Despite how impressive France had been so far, they couldn’t hold a candle to the Brazilians. With Vava and Garrincha running rings around them and a young striker by the name of Pele scoring a hatrick, even Just Fontaine couldn’t keep them in it. Brazil were too good and despite recovering from going a goal down after 2 minutes, thanks to his 9th goal of the competiton, Fontaine and France faced a task too far. Brazil ran away with the game, winning 5-2 and the only consolation for them was the opportunity to play for 3rd place.

To say the next game had a bit of needle would be an understatement as they were to face the defending champions, West Germany. The reasons for the animosity were still fresh in the minds of the French and as if possessed, they ripped the legendary German defensive unit to shreds. Kopa seemingly single handly passing them to death at every opprtunity and Fontaine was at his lethal best. 4 times he struck the ball pase the German keeper, Kwiatkowski as the French ran them ragged in a 6-3 victory.

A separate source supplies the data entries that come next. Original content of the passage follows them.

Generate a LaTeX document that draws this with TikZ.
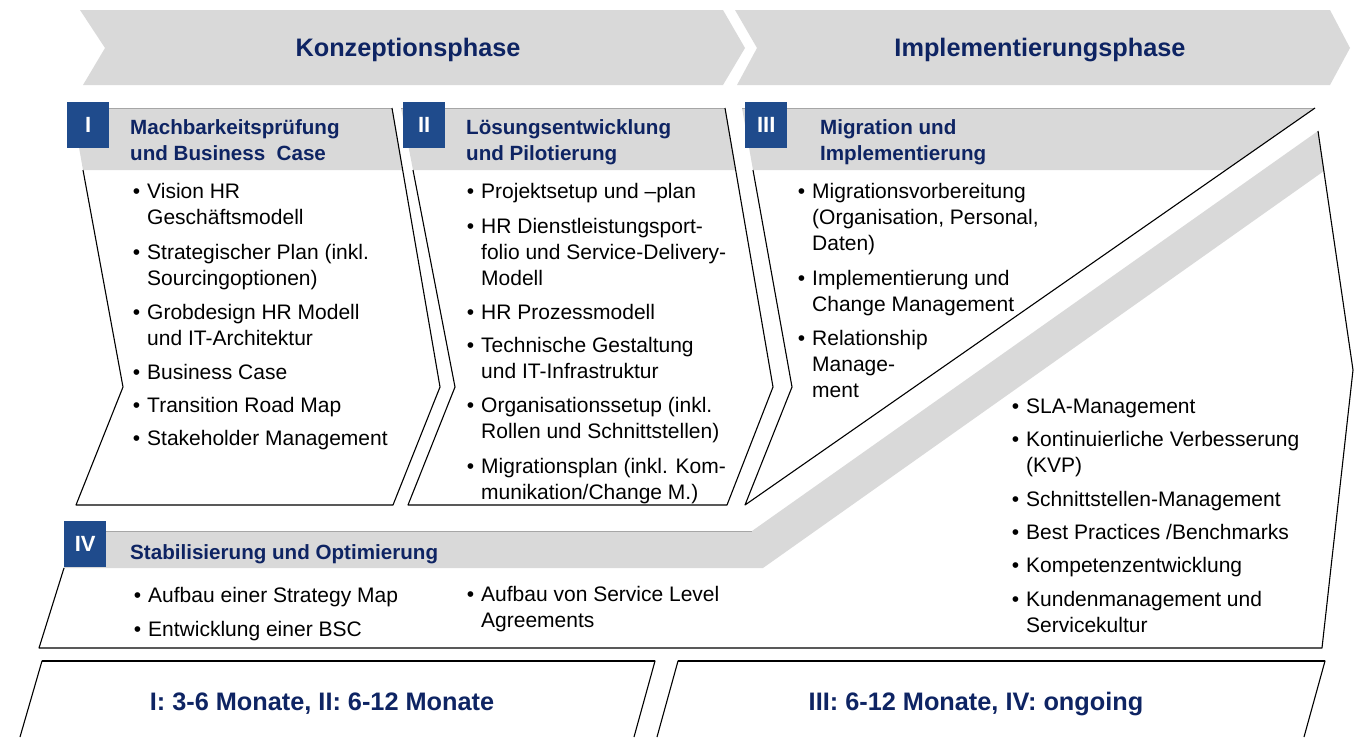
\documentclass[tikz,border=0pt]{standalone}
\usepackage{fontspec}
\setmainfont{Liberation Sans}
\usetikzlibrary{positioning,calc}
\definecolor{kopfgrau}{HTML}{D9D9D9}
\definecolor{randgrau}{HTML}{A6A6A6}
\definecolor{nrblau}{HTML}{1F4B8C}
\definecolor{titelblau}{HTML}{0E2463}
\newcommand{\bul}{\makebox[0pt][r]{\textbullet\hspace{7pt}}}

\begin{document}
\begin{tikzpicture}[x=1pt, y=-1pt, line join=round,
  kopf/.style={fill=kopfgrau},
  oben/.style={draw=randgrau, line width=1pt},
  rahmen/.style={draw=black, line width=1.1pt},
  nummer/.style={fill=nrblau, text=white, font=\fontsize{22}{22}\selectfont\bfseries,
    minimum width=42pt, minimum height=46pt, inner sep=0pt, anchor=north west},
  titel/.style={text=titelblau, font=\fontsize{20.6}{26}\selectfont\bfseries,
    align=left, anchor=base west, inner sep=0pt},
  punkt/.style={font=\fontsize{21}{26}\selectfont, align=left, anchor=base west, inner sep=0pt},
  phase/.style={text=titelblau, font=\fontsize{25.3}{25}\selectfont\bfseries, inner sep=0pt}]
  \useasboundingbox (0,0) rectangle (1355,737);

  % phasen
  \fill[kopfgrau] (80,10) -- (723,10) -- (745,48) -- (723,85) -- (83,85) -- (105,48) -- cycle;
  \fill[kopfgrau] (735,10) -- (1330,10) -- (1350,48) -- (1330,85) -- (737,85) -- (757,48) -- cycle;
  \node[phase] (konz) at (408,50) {Konzeptionsphase};
  \node[phase] (impl) at (1040,50) {Implementierungsphase};

  % kasten I
  \fill[kopf] (72,108) -- (392,108) -- (403,170) -- (83,170) -- cycle;
  \draw[oben] (72,108) -- (392,108);
  \draw[rahmen] (392,108) -- (440,387) -- (393,505) -- (76,505) -- (123,387) -- (83,170);

  % kasten II
  \fill[kopf] (401,108) -- (725,108) -- (736,170) -- (413,170) -- cycle;
  \draw[oben] (401,108) -- (725,108);
  \draw[rahmen] (725,108) -- (773,387) -- (727,505) -- (408,505) -- (455,387) -- (413,170);

  % kasten III
  \fill[kopf] (742,108) -- (1315,108) -- (1226,170) -- (753,170) -- cycle;
  \draw[oben] (742,108) -- (1315,108);
  \draw[rahmen] (1315,108) -- (745,505) -- (792,387) -- (753,170);

  % kasten IV
  \fill[kopf] (76,531) -- (752,531) -- (1318,131) -- (1324,171) -- (763,568) -- (64,568) -- cycle;
  \draw[oben] (76,531) -- (752,531);
  \draw[rahmen] (1318,131) -- (1353,370) -- (1322,648) -- (39,648) -- (64,568);

  % dauer
  \draw[rahmen] (20,737) -- (42,661) -- (655,661) -- (634,737);
  \draw[rahmen] (657,737) -- (678,661) -- (1325,661) -- (1304,737);
  \draw[line width=1.6pt] (42,661) -- (655,661) (678,661) -- (1325,661);
  \node[phase] (dauer1) at (322,704) {I: 3-6 Monate, II: 6-12 Monate};
  \node[phase] (dauer2) at (976,704) {III: 6-12 Monate, IV: ongoing};

  % nummern
  \node[nummer] (n1) at (67,102) {I};
  \node[nummer] (n2) at (403,102) {II};
  \node[nummer] (n3) at (745,102) {III};
  \node[nummer] (n4) at (64,521) {IV};

  % titel (y = grundlinie der letzten zeile)
  \node[titel] (t1) at (130,160) {Machbarkeitsprüfung\\und Business\ \ Case};
  \node[titel] (t2) at (466,160) {Lösungsentwicklung\\und Pilotierung};
  \node[titel] (t3) at (820,160) {Migration und\\Implementierung};
  \node[titel] (t4) at (130,559) {Stabilisierung und Optimierung};

  % punkte I
  \node[punkt] (p11) at (147,224) {\bul Vision HR\\Geschäftsmodell};
  \node[punkt] (p12) at (147,285) {\bul Strategischer Plan (inkl.\\Sourcingoptionen)};
  \node[punkt] (p13) at (147,345) {\bul Grobdesign HR Modell\\und IT-Architektur};
  \node[punkt] (p14) at (147,379) {\bul Business Case};
  \node[punkt] (p15) at (147,412) {\bul Transition Road Map};
  \node[punkt] (p16) at (147,445) {\bul Stakeholder Management};

  % punkte II
  \node[punkt] (p21) at (481,198) {\bul Projektsetup und –plan};
  \node[punkt] (p22) at (481,285) {\bul HR Dienstleistungsport-\\folio und Service-Delivery-\\Modell};
  \node[punkt] (p23) at (481,319) {\bul HR Prozessmodell};
  \node[punkt] (p24) at (481,378) {\bul Technische Gestaltung\\und IT-Infrastruktur};
  \node[punkt] (p25) at (481,438) {\bul Organisationssetup (inkl.\\Rollen und Schnittstellen)};
  \node[punkt] (p26) at (481,499) {\bul Migrationsplan (inkl. Kom-\\munikation/Change M.)};

  % punkte III
  \node[punkt] (p31) at (812,250) {\bul Migrationsvorbereitung\\(Organisation, Personal,\\Daten)};
  \node[punkt] (p32) at (812,311) {\bul Implementierung und\\Change Management};
  \node[punkt] (p33) at (812,397) {\bul Relationship\\Manage-\\ment};

  % punkte IV
  \node[punkt] (p41) at (148,602) {\bul Aufbau einer Strategy Map};
  \node[punkt] (p42) at (148,636) {\bul Entwicklung einer BSC};
  \node[punkt] (p43) at (481,627) {\bul Aufbau von Service Level\\Agreements};
  \node[punkt] (p44) at (1026,413) {\bul SLA-Management};
  \node[punkt] (p45) at (1026,472) {\bul Kontinuierliche Verbesserung\\(KVP)};
  \node[punkt] (p46) at (1026,506) {\bul Schnittstellen-Management};
  \node[punkt] (p47) at (1026,539) {\bul Best Practices /Benchmarks};
  \node[punkt] (p48) at (1026,572) {\bul Kompetenzentwicklung};
  \node[punkt] (p49) at (1026,632) {\bul Kundenmanagement und\\Servicekultur};
\end{tikzpicture}
\end{document}
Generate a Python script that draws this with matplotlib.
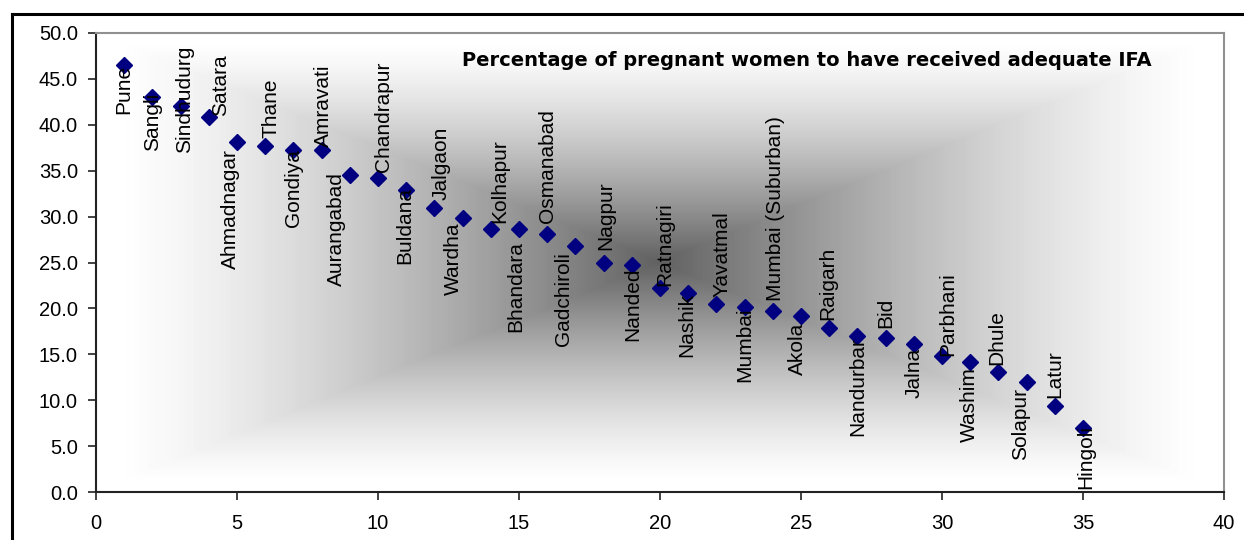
import numpy as np
import matplotlib
matplotlib.use("Agg")
import matplotlib.pyplot as plt
from matplotlib.lines import Line2D

plt.rcParams['font.family'] = ['Liberation Sans', 'DejaVu Sans']

# districts ranked by share of pregnant women receiving adequate IFA
districts = ['Pune', 'Sangli', 'Sindhudurg', 'Satara', 'Ahmadnagar', 'Thane',
             'Gondiya', 'Amravati', 'Aurangabad', 'Chandrapur', 'Buldana',
             'Jalgaon', 'Wardha', 'Kolhapur', 'Bhandara', 'Osmanabad',
             'Gadchiroli', 'Nagpur', 'Nanded', 'Ratnagiri', 'Nashik',
             'Yavatmal', 'Mumbai', 'Mumbai (Suburban)', 'Akola', 'Raigarh',
             'Nandurbar', 'Bid', 'Jalna', 'Parbhani', 'Washim', 'Dhule',
             'Solapur', 'Latur', 'Hingoli']
rank = list(range(1, 36))
pct = [46.5, 43.0, 42.1, 40.8, 38.1, 37.7, 37.3, 37.3, 34.5, 34.2, 32.9,
       30.9, 29.8, 28.7, 28.6, 28.1, 26.8, 25.0, 24.7, 22.2, 21.7,
       20.5, 20.1, 19.7, 19.2, 17.9, 17.0, 16.8, 16.1, 14.8, 14.2, 13.1,
       12.0, 9.4, 7.0]

# label placement: (dx px, dy px, vertical anchor)
label_pos = [(0, 0, 'top'), (0, 5, 'top'), (4, 6, 'center'), (12, 1, 'bottom'),
             (-7, -7, 'top'), (6, 8, 'bottom'), (0, 0, 'top'), (2, 3, 'bottom'),
             (-13, 3, 'top'), (5, 6, 'bottom'), (-1, 3, 'top'), (7, 8, 'bottom'),
             (-9, -4, 'top'), (9, 6, 'bottom'), (-3, -12, 'top'), (0, 11, 'bottom'),
             (-12, -6, 'top'), (2, 12, 'bottom'), (1, -2, 'top'), (5, 2, 'bottom'),
             (-1, 0, 'top'), (6, 7, 'bottom'), (0, 0, 'top'), (3, 10, 'bottom'),
             (-4, -7, 'top'), (-1, 8, 'bottom'), (0, -1, 'top'), (0, 10, 'bottom'),
             (0, -4, 'top'), (6, 0, 'bottom'), (-1, -5, 'top'), (-2, 7, 'bottom'),
             (-6, -6, 'top'), (0, 8, 'bottom'), (3, 3, 'top')]

fig = plt.figure(figsize=(12.44, 5.4), dpi=100)
ax = fig.add_axes([96 / 1244, 48 / 540, 1128 / 1244, 459 / 540])

# rectangular "from centre" grey fill, dark in the middle, white at the edges
gx = np.linspace(-1, 1, 1128)
gy = np.linspace(-1, 1, 459)
X, Y = np.meshgrid(gx, gy)
t = np.minimum(np.maximum(np.abs(X), np.abs(Y)) / 0.97, 1)
shade = 1 - 0.62 * (1 - t) ** 1.35
ax.imshow(shade, cmap='gray', vmin=0, vmax=1, extent=(0, 40, 0, 50),
          aspect='auto', interpolation='bilinear', zorder=0)

ax.plot(rank, pct, linestyle='none', marker='D', markersize=8.5,
        color='#000080', zorder=3)

for xi, yi, name, (dx, dy, va) in zip(rank, pct, districts, label_pos):
    ax.annotate(name, xy=(xi, yi), xytext=(dx, dy), textcoords='offset pixels',
                rotation=90, ha='center', va=va, fontsize=15, color='black',
                zorder=4)

ax.text(0.630, 0.941, 'Percentage of pregnant women to have received adequate IFA',
        transform=ax.transAxes, ha='center', va='center', fontsize=14,
        fontweight='bold', family='DejaVu Sans')

ax.set_xlim(0, 40)
ax.set_ylim(0, 50)
ax.set_xticks(range(0, 41, 5))
ax.set_yticks(np.arange(0, 50.1, 5))
ax.set_yticklabels(['%.1f' % v for v in np.arange(0, 50.1, 5)])
ax.tick_params(labelsize=14.5, length=6, width=1.2, direction='out', color='#222222')
ax.tick_params(axis='x', pad=10)
ax.tick_params(axis='y', pad=7)

for side in ['left', 'bottom']:
    ax.spines[side].set_color('#222222')
    ax.spines[side].set_linewidth(1.5)
for side in ['top', 'right']:
    ax.spines[side].set_color('#909090')
    ax.spines[side].set_linewidth(1.5)

# outer chart frame
fig.add_artist(Line2D([12 / 1244, 1.0], [1 - 14 / 540, 1 - 14 / 540],
                      color='black', linewidth=2.2, transform=fig.transFigure))
fig.add_artist(Line2D([12 / 1244, 12 / 1244], [0, 1 - 14 / 540],
                      color='black', linewidth=2.2, transform=fig.transFigure))

fig.savefig('out.png', dpi=100)
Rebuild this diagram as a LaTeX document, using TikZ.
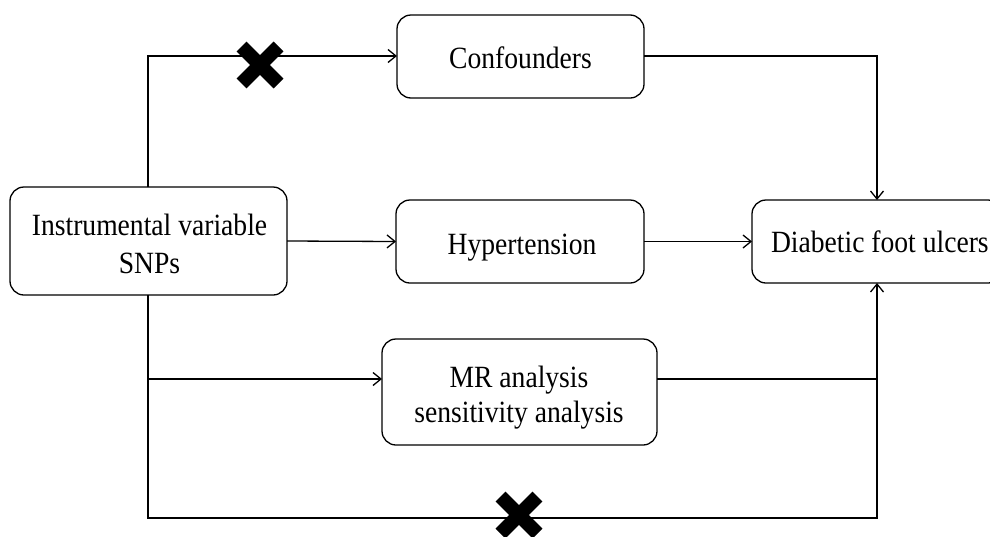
\documentclass[tikz,border=0pt]{standalone}
\usepackage{fontspec}
\setmainfont{Liberation Serif}
\usetikzlibrary{arrows.meta}
\newcommand{\tallify}[1]{\scalebox{1}[1.12]{#1}}
\begin{document}
\begin{tikzpicture}[x=1pt,y=-1pt,
  box/.style={draw, line width=1.3pt, rounded corners=14pt, inner sep=0pt, outer sep=0pt},
  txt/.style={inner sep=0pt, outer sep=0pt, anchor=base, font=\fontsize{27.6}{33}\selectfont},
  conn/.style={line width=1.3pt},
  arr/.style={conn, -{Straight Barb[length=8pt,width=13pt,line width=1.3pt]}},
  cross/.style={line width=14pt, black}]
\clip (0,0) rectangle (990,536);
\fill[white] (0,0) rectangle (990,536);
% boxes
\node[box, minimum width=277pt, minimum height=108pt] (iv) at (148.5,241) {};
\node[box, minimum width=247pt, minimum height=83pt] (conf) at (520.5,56.5) {};
\node[box, minimum width=248pt, minimum height=83pt] (hyp) at (520,241.5) {};
\node[box, minimum width=275pt, minimum height=106pt] (mr) at (519.5,392) {};
\node[box, minimum width=250pt, minimum height=83pt] (dfu) at (877,241.5) {};
% texts
\node[txt] (ivt1) at (149.5,235) {\tallify{Instrumental variable}};
\node[txt] (ivt2) at (149.5,273) {\tallify{SNPs}};
\node[txt] (conft) at (520.5,68) {\tallify{Confounders}};
\node[txt] (hypt) at (522,254) {\tallify{Hypertension}};
\node[txt] (mrt1) at (519,387) {\tallify{MR analysis}};
\node[txt] (mrt2) at (519,422) {\tallify{sensitivity analysis}};
\node[txt, anchor=base west] (dfut) at (771,252) {\tallify{Diabetic foot ulcers}};
% connectors
\coordinate (tl) at (148,56);
\coordinate (tr) at (877,56);
\coordinate (br) at (877,518);
\coordinate (bl) at (148,518);
\coordinate (ml) at (148,379);
\coordinate (mrr) at (877,379);
\draw[arr] (iv.north -| tl) -- (tl) -- (conf.west |- tl);
\draw[arr] (conf.east |- tr) -- (tr) -- (dfu.north -| tr);
\draw[arr] (iv.east) -- (hyp.west);
\draw[arr] (hyp.east) -- (dfu.west);
\draw[arr] (iv.south -| bl) -- (bl) -- (br) -- (dfu.south -| br);
\draw[arr] (ml) -- (mr.west |- ml);
\draw[conn] (mr.east |- mrr) -- (mrr);
% crosses
\coordinate (x1) at (260,65);
\coordinate (x2) at (519,515);
\foreach \c in {x1,x2}{
  \draw[cross] ([shift={(-18.5,-18.5)}]\c) -- ([shift={(18.5,18.5)}]\c);
  \draw[cross] ([shift={(-18.5,18.5)}]\c) -- ([shift={(18.5,-18.5)}]\c);
}
\end{tikzpicture}
\end{document}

So, 6 games, 13 goals and scored in all 6 matches the French played. Two hat tricks and the French had arrived on the international stage again. Fontaine returned to scoring goals for fun in Ligue 1 and in 1959 was rejoined at club level by Raymond Kopa. Unfortunately for him and Reims, they only managed one season together until a knee injury curtailed Fontaine’s career at just 29 years of age. Who could have said where he would have ended up rather than limp through his last two seasons.

He could only manage 14 games and 6 goals in his final two years before injury robbed football of one of its most underated strikers. He tried his hand at managing to no great success apart from a spell as the Moroccan coach, leading them to 3rd in the 1980 African Cup of Nations. Fontaine is now 76 and is a legend in France. In 2003 he was voted the Greatest French player of the last 50 years and still holds the World Cup record of the most goals in a single tournament.  Il était magnifique!